Maple City to get Glen Arbor playground equipment
John (left) and Tavin Bauerle (right), ages 6 and 8, visiting from Utah. Photo by Linda Dewey
By Linda Alice Dewey
Sun contributor
Kids enjoying the new Glen Arbor playground equipment but who also miss their past favorites will be able to ride that zip line, teeter totter, swing on those swings, and operate that excavator in Maple City next summer, thanks to the brainstorm of one Maple City resident with help from many others.
It all began one day last summer, when Josh Humphrey sat watching his five-year-old son play at the park located in Maple City by the Lions Club. “I was just sitting in the park with Jax, watching him play, thinking the park was neglected, aware that Glen Arbor’s park was in shape and yet it was all being redone, and …”
Then it dawned on him. If Glen Arbor was replacing its playground equipment, wouldn’t all that be great in Maple City?
The wheels began to turn, sending him on an odyssey filled with questions. He already knew who owned the park, and it wasn’t the Lions Club. He had found that out the month before when he sought answers about the trash problem at the park, when he ended up appearing before the Kasson Township board. He also knew a ballot initiative had just passed to replace Glen Arbor’s playground equipment. What were they going to do with the old equipment? A friend put Humphrey in touch with Glen Arbor park commissioner Ron Calsbeek, who said Glen Arbor planned to donate the equipment, but the commissioners weren’t sure where. And yes, they might be open to donating it to Kasson Township.

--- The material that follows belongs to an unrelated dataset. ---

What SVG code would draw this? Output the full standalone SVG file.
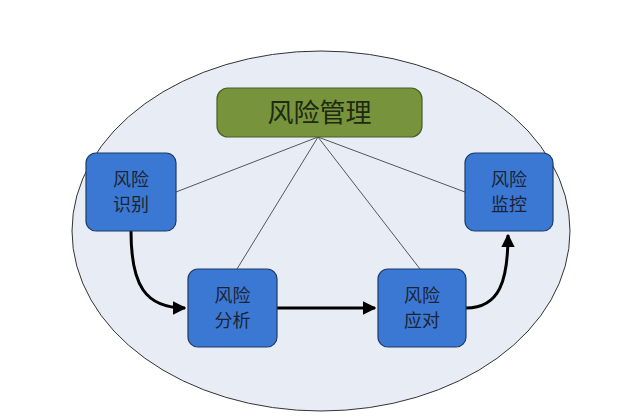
<svg xmlns="http://www.w3.org/2000/svg" width="622" height="418" viewBox="0 0 622 418">
<style>
.blue{fill:#3b78d3;stroke:#1d3a66;stroke-width:1.2}
.green{fill:#77933c;stroke:#4a5e26;stroke-width:1.2}
.t{font-family:"Noto Sans CJK SC","Noto Sans CJK JP",sans-serif;fill:#1c2433;text-anchor:middle;font-size:18px}
.thin{stroke:#444;stroke-width:0.9;fill:none}
.thick{stroke:#000;stroke-width:3;fill:none}
</style>
<defs>
<marker id="ah" viewBox="0 0 10 10" refX="9" refY="5" markerWidth="4.5" markerHeight="4.5" orient="auto" markerUnits="strokeWidth">
<path d="M0,0 L10,5 L0,10 z" fill="#000"/>
</marker>
</defs>
<rect width="622" height="418" fill="#fff"/>
<ellipse id="bg" cx="321" cy="231" rx="249" ry="180" fill="#e8edf5" stroke="#333" stroke-width="1"/>
<g id="connectors">
<line class="thin" x1="318" y1="137" x2="176" y2="192"/>
<line class="thin" x1="318" y1="137" x2="237" y2="269"/>
<line class="thin" x1="318" y1="137" x2="420" y2="269"/>
<line class="thin" x1="318" y1="137" x2="465" y2="192"/>
<path class="thick" d="M131,231 C131,285 145,308 185,308" marker-end="url(#ah)"/>
<line class="thick" x1="277" y1="308" x2="375" y2="308" marker-end="url(#ah)"/>
<path class="thick" d="M466,308 C500,308 508,280 508,235" marker-end="url(#ah)"/>
</g>
<g id="n0">
<rect class="green" x="217" y="88" width="205" height="49" rx="11"/>
<text class="t" x="319.5" y="122" style="font-size:26px;fill:#1e2a12">风险管理</text>
</g>
<g id="n1">
<rect class="blue" x="86" y="153" width="90" height="78" rx="10"/>
<text class="t" x="131" y="186">风险</text>
<text class="t" x="131" y="211">识别</text>
</g>
<g id="n2">
<rect class="blue" x="188" y="269" width="89" height="78" rx="10"/>
<text class="t" x="232.5" y="302">风险</text>
<text class="t" x="232.5" y="327">分析</text>
</g>
<g id="n3">
<rect class="blue" x="378" y="269" width="88" height="78" rx="10"/>
<text class="t" x="422" y="302">风险</text>
<text class="t" x="422" y="327">应对</text>
</g>
<g id="n4">
<rect class="blue" x="465" y="153" width="88" height="78" rx="10"/>
<text class="t" x="509" y="186">风险</text>
<text class="t" x="509" y="211">监控</text>
</g>
</svg>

Humphrey thought his friends at the Glen Lake Community Reformed Church men’s Bible study group might be able to help take the equipment down and install it in Maple City. But first, he took his idea to the Kasson Township Board to see if the members were even interested.
“From the start we thought it was a good idea to make some improvements on the Kasson Township park,” says township supervisor Greg Julian. “The main reason is that our citizens brought it to our attention that it could use some upgrades.” He was speaking specifically of Josh Humphrey, who he acknowledges as “the driving force.”
The problem was how to do it. There, Josh took the helm. The men’s group enthusiastically agreed to help, and Deering’s Tree Service offered to help remove the heavy, cemented-in poles. All of this would take the removal job off the hands of Glen Arbor Township, which was happy to comply.
In September, Josh again took the project to the Kasson Township board and presented it in the public comment segment of its meeting. Board member Roger Noonan suggested they put it on the agenda and begin their next board meeting at the park.
By that third meeting, which took place on October 10, Josh had called many friends, inviting them to come to witness him present his plan. That evening, the men’s group was there in force, lending support as he outlined what he thought was possible.
Board members were favorably impressed, yet there was still a lot to consider. “Parks and playgrounds take constant maintenance: how much money do you want to put toward that?” Julian points out. Having been on the county parks commission for ten years and heading it up for most of that time, Julian speaks from experience. “Trash at parks—whether it’s local, village, city, county, state, federal—is always an issue,” he states. “We get seasonal people always looking for a place to dump trash. Trash bins always get filled up. So, the solution—I don’t have a solution. The solution isn’t more trash containers.” Kasson Township has tried that in the past at the park, he says. “Patrolling it, policing it, regularly maintaining it”—that’s the closest he can come to a solution.
Notably, Humphrey had already offered to police the park daily for trash at that first meeting. Julian says the township is currently considering that “gracious” offer.
In the meantime, the board has passed the measure to accept and install the playground equipment. Humphrey’s plan has gone into action with the addition of professional supervision by contractor Bob Underwood. Just before Halloween, the largest poles cemented into the park at Glen Arbor were removed by Deering’s, who donated men and equipment for the job.
The equipment now rests at the Reformed church for the winter. The project will have to wait until spring to be finished. At that time, Underwood will oversee installation with a professional crew he will coordinate with the donation of labor from the Glen Lake men’s group and mason Gene “Geno” Novak, who also wants to be involved.
“I feel really good about it now,” Julian comments. They’re ready to go, he adds. “… We have the playground layout and design info from the manufacturer.”
So, come next summer, kids will have lots of equipment to play on in Maple City, and all because a father watched his son play in the park one day last summer, noticed a problem, and did something about it.